%%

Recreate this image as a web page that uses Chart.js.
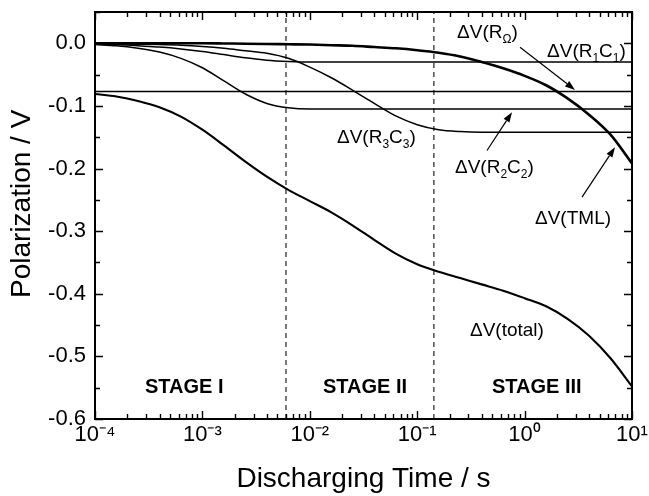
<!DOCTYPE html>
<html><head><meta charset="utf-8">
<script src="https://cdn.jsdelivr.net/npm/chart.js@4.4.1/dist/chart.umd.min.js"></script>
<style>html,body{margin:0;padding:0;background:#fff;overflow:hidden}</style>
</head><body>
<canvas id="c" width="649" height="496"></canvas>
<script>
// discharging time (s), log-spaced sample points
const times = [1e-4, 1.585e-4, 2.512e-4, 3.981e-4, 6.310e-4,
               1e-3, 1.585e-3, 2.512e-3, 3.981e-3, 6.310e-3,
               1e-2, 1.585e-2, 2.512e-2, 3.981e-2, 6.310e-2,
               1e-1, 0.1585, 0.2512, 0.3981, 0.6310,
               1, 1.585, 2.512, 3.981, 6.310, 10];
const dvROhm = [-0.077,-0.077,-0.077,-0.077,-0.077,-0.077,-0.077,-0.077,-0.077,-0.077,-0.077,-0.077,-0.077,
                -0.077,-0.077,-0.077,-0.077,-0.077,-0.077,-0.077,-0.077,-0.077,-0.077,-0.077,-0.077,-0.077];
const dvR1C1 = [-0.001,-0.002,-0.004,-0.006,-0.009,-0.013,-0.018,-0.023,-0.027,-0.029,-0.030,-0.030,-0.030,
                -0.030,-0.030,-0.030,-0.030,-0.030,-0.030,-0.030,-0.030,-0.030,-0.030,-0.030,-0.030,-0.030];
const dvR2C2 = [-0.002,-0.004,-0.008,-0.014,-0.024,-0.039,-0.060,-0.081,-0.096,-0.103,-0.105,-0.105,-0.105,
                -0.105,-0.105,-0.105,-0.105,-0.105,-0.105,-0.105,-0.105,-0.105,-0.105,-0.105,-0.105,-0.105];
const dvR3C3 = [-0.0005,-0.001,-0.0015,-0.002,-0.003,-0.005,-0.008,-0.012,-0.016,-0.024,-0.038,-0.055,-0.075,
                -0.096,-0.116,-0.130,-0.138,-0.141,-0.142,-0.142,-0.142,-0.142,-0.142,-0.142,-0.142,-0.142];
const dvTML  = [0,0,0,0,0,0,-0.0003,-0.0006,-0.001,-0.0015,-0.002,-0.003,-0.004,
                -0.006,-0.008,-0.011,-0.015,-0.021,-0.030,-0.040,-0.052,-0.067,-0.088,-0.114,-0.146,-0.192];
const dvTotal = [-0.081,-0.085,-0.092,-0.102,-0.117,-0.138,-0.163,-0.189,-0.213,-0.234,-0.252,-0.270,-0.291,
                 -0.314,-0.336,-0.353,-0.365,-0.375,-0.385,-0.395,-0.407,-0.420,-0.440,-0.467,-0.503,-0.548];
const stageBounds = [0.006, 0.143];
const yRange = [-0.6, 0.05];
const xTicks = [1e-4, 1e-3, 1e-2, 1e-1, 1, 10];
const xTickLabels = ['10\u207B\u2074','10\u207B\u00B3','10\u207B\u00B2','10\u207B\u00B9','10\u2070','10\u00B9'];
const yTicks = [-0.6, -0.5, -0.4, -0.3, -0.2, -0.1, 0.0];

// annotation labels, anchored in data coordinates
const labels = [
  {parts:[['\u0394V(R'],['\u03A9',1],[')']], t:0.2348, v:0.009},
  {parts:[['\u0394V(R'],['1',1],['C'],['1',1],[')']], t:1.617, v:-0.0212},
  {parts:[['\u0394V(R'],['3',1],['C'],['3',1],[')']], t:0.01792, v:-0.1585},
  {parts:[['\u0394V(R'],['2',1],['C'],['2',1],[')']], t:0.2249, v:-0.2079},
  {parts:[['\u0394V(TML)']], t:1.250, v:-0.2893},
  {parts:[['\u0394V(total)']], t:0.310, v:-0.468},
  {parts:[['STAGE I']], t:2.92e-4, v:-0.559, bold:1},
  {parts:[['STAGE II']], t:0.01327, v:-0.559, bold:1},
  {parts:[['STAGE III']], t:0.497, v:-0.559, bold:1}
];
const arrows = [
  {from:[0.906,-0.0064], to:[2.946,-0.0744]},
  {from:[0.4467,-0.1712], to:[0.7633,-0.1101]},
  {from:[3.423,-0.2457], to:[6.945,-0.166]}
];

const FONT = '"Liberation Sans", Arial, sans-serif';
const pts = arr => arr.map((v,i)=>({x:times[i], y:v}));
const line = (data, w) => ({data: pts(data), borderColor:'#000', borderWidth:w, pointRadius:0,
  cubicInterpolationMode:'monotone', fill:false});

const datasets = [
  line(dvROhm,1.5), line(dvR1C1,1.5), line(dvR2C2,1.5), line(dvR3C3,1.5),
  line(dvTML,2.6), line(dvTotal,2.1)
];
stageBounds.forEach(b => datasets.push({data:[{x:b,y:yRange[0]},{x:b,y:yRange[1]}], borderColor:'#222',
  borderWidth:1.2, borderDash:[5,4], pointRadius:0, fill:false}));

const decor = {
  id:'decor',
  afterDatasetsDraw(chart){
    const ctx = chart.ctx, a = chart.chartArea, xs = chart.scales.x, ys = chart.scales.y;
    ctx.save();
    ctx.strokeStyle = '#000'; ctx.fillStyle = '#000';
    // ticks (inward, all four sides)
    ctx.lineWidth = 1.4;
    ctx.beginPath();
    for (let k = -12; k <= 1; k++) {
      const y = Math.round(ys.getPixelForValue(k*0.05)) + 0.5;
      const L = (k % 2 === 0) ? 8 : 5;
      ctx.moveTo(a.left, y); ctx.lineTo(a.left + L, y);
      ctx.moveTo(a.right, y); ctx.lineTo(a.right - L, y);
    }
    for (let d = -4; d <= 1; d++) {
      for (let m = 1; m <= 9; m++) {
        if (d === 1 && m > 1) break;
        const x = Math.round(xs.getPixelForValue(m*Math.pow(10,d))) + 0.5;
        const L = m === 1 ? 8 : 5;
        ctx.moveTo(x, a.bottom); ctx.lineTo(x, a.bottom - L);
        ctx.moveTo(x, a.top); ctx.lineTo(x, a.top + L);
      }
    }
    ctx.stroke();
    // frame
    ctx.lineWidth = 2;
    ctx.strokeRect(a.left, a.top, a.right - a.left, a.bottom - a.top);
    // labels
    ctx.textBaseline = 'alphabetic'; ctx.textAlign = 'left';
    labels.forEach(l => {
      let cx = xs.getPixelForValue(l.t);
      const y = ys.getPixelForValue(l.v);
      l.parts.forEach(([txt, sub]) => {
        ctx.font = l.bold ? 'bold 20px ' + FONT : (sub ? '12px ' : '19px ') + FONT;
        ctx.fillText(txt, cx, sub ? y + 5 : y);
        cx += ctx.measureText(txt).width;
      });
    });
    // arrows
    ctx.lineWidth = 1.2;
    arrows.forEach(ar => {
      const x0 = xs.getPixelForValue(ar.from[0]), y0 = ys.getPixelForValue(ar.from[1]);
      const x1 = xs.getPixelForValue(ar.to[0]), y1 = ys.getPixelForValue(ar.to[1]);
      const ang = Math.atan2(y1 - y0, x1 - x0), H = 10, W = 3.5;
      const bx = x1 - H*Math.cos(ang), by = y1 - H*Math.sin(ang);
      ctx.beginPath(); ctx.moveTo(x0, y0); ctx.lineTo(bx, by); ctx.stroke();
      ctx.beginPath(); ctx.moveTo(x1, y1);
      ctx.lineTo(bx + W*Math.sin(ang), by - W*Math.cos(ang));
      ctx.lineTo(bx - W*Math.sin(ang), by + W*Math.cos(ang));
      ctx.closePath(); ctx.fill();
    });
    ctx.restore();
  }
};

new Chart(document.getElementById('c'), {
  type:'line',
  data:{datasets},
  options:{
    responsive:false, animation:false, devicePixelRatio:1,
    layout:{padding:{top:12, right:17, left:0, bottom:0}},
    plugins:{legend:{display:false}, tooltip:{enabled:false}},
    scales:{
      x:{type:'logarithmic', position:'bottom', min:1e-4, max:10,
        afterBuildTicks: s => { s.ticks = xTicks.map(v => ({value:v})); },
        afterFit: s => { s.height = 77; s.paddingLeft = 0; s.paddingRight = 0; },
        grid:{display:false, drawTicks:false}, border:{display:false},
        ticks:{autoSkip:false, maxRotation:0, padding:3, color:'#000', font:{family:FONT, size:22},
          callback: v => { const i = xTicks.findIndex(t => Math.abs(Math.log10(t) - Math.log10(v)) < 1e-6); return i >= 0 ? xTickLabels[i] : ''; }},
        title:{display:true, text:'Discharging Time / s', color:'#000', font:{family:FONT, size:28}, padding:{top:0, bottom:0}}
      },
      y:{type:'linear', min:yRange[0], max:yRange[1],
        afterBuildTicks: s => { s.ticks = yTicks.map(v => ({value:v})); },
        afterFit: s => { s.width = 95; s.paddingTop = 0; s.paddingBottom = 0; },
        grid:{display:false, drawTicks:false}, border:{display:false},
        ticks:{padding:9, color:'#000', font:{family:FONT, size:22},
          callback: v => Math.abs(v) < 1e-9 ? '0.0' : v.toFixed(1)},
        title:{display:true, text:'   Polarization / V', color:'#000', font:{family:FONT, size:28}, padding:{top:5, bottom:0}}
      }
    }
  },
  plugins:[decor]
});
</script>
</body></html>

%%

[Work instructions]: Pictures stay out. Repeat only the lines from the beginning of the data through the line that has "const yTicks = [-0.6, -0.5, -0.4, -0.3, -0.2, -0.1, 0.0];".

[The completed task]:
Recreate this image as a web page that uses Chart.js.
<!DOCTYPE html>
<html><head><meta charset="utf-8">
<script src="https://cdn.jsdelivr.net/npm/chart.js@4.4.1/dist/chart.umd.min.js"></script>
<style>html,body{margin:0;padding:0;background:#fff;overflow:hidden}</style>
</head><body>
<canvas id="c" width="649" height="496"></canvas>
<script>
// discharging time (s), log-spaced sample points
const times = [1e-4, 1.585e-4, 2.512e-4, 3.981e-4, 6.310e-4,
               1e-3, 1.585e-3, 2.512e-3, 3.981e-3, 6.310e-3,
               1e-2, 1.585e-2, 2.512e-2, 3.981e-2, 6.310e-2,
               1e-1, 0.1585, 0.2512, 0.3981, 0.6310,
               1, 1.585, 2.512, 3.981, 6.310, 10];
const dvROhm = [-0.077,-0.077,-0.077,-0.077,-0.077,-0.077,-0.077,-0.077,-0.077,-0.077,-0.077,-0.077,-0.077,
                -0.077,-0.077,-0.077,-0.077,-0.077,-0.077,-0.077,-0.077,-0.077,-0.077,-0.077,-0.077,-0.077];
const dvR1C1 = [-0.001,-0.002,-0.004,-0.006,-0.009,-0.013,-0.018,-0.023,-0.027,-0.029,-0.030,-0.030,-0.030,
                -0.030,-0.030,-0.030,-0.030,-0.030,-0.030,-0.030,-0.030,-0.030,-0.030,-0.030,-0.030,-0.030];
const dvR2C2 = [-0.002,-0.004,-0.008,-0.014,-0.024,-0.039,-0.060,-0.081,-0.096,-0.103,-0.105,-0.105,-0.105,
                -0.105,-0.105,-0.105,-0.105,-0.105,-0.105,-0.105,-0.105,-0.105,-0.105,-0.105,-0.105,-0.105];
const dvR3C3 = [-0.0005,-0.001,-0.0015,-0.002,-0.003,-0.005,-0.008,-0.012,-0.016,-0.024,-0.038,-0.055,-0.075,
                -0.096,-0.116,-0.130,-0.138,-0.141,-0.142,-0.142,-0.142,-0.142,-0.142,-0.142,-0.142,-0.142];
const dvTML  = [0,0,0,0,0,0,-0.0003,-0.0006,-0.001,-0.0015,-0.002,-0.003,-0.004,
                -0.006,-0.008,-0.011,-0.015,-0.021,-0.030,-0.040,-0.052,-0.067,-0.088,-0.114,-0.146,-0.192];
const dvTotal = [-0.081,-0.085,-0.092,-0.102,-0.117,-0.138,-0.163,-0.189,-0.213,-0.234,-0.252,-0.270,-0.291,
                 -0.314,-0.336,-0.353,-0.365,-0.375,-0.385,-0.395,-0.407,-0.420,-0.440,-0.467,-0.503,-0.548];
const stageBounds = [0.006, 0.143];
const yRange = [-0.6, 0.05];
const xTicks = [1e-4, 1e-3, 1e-2, 1e-1, 1, 10];
const xTickLabels = ['10\u207B\u2074','10\u207B\u00B3','10\u207B\u00B2','10\u207B\u00B9','10\u2070','10\u00B9'];
const yTicks = [-0.6, -0.5, -0.4, -0.3, -0.2, -0.1, 0.0];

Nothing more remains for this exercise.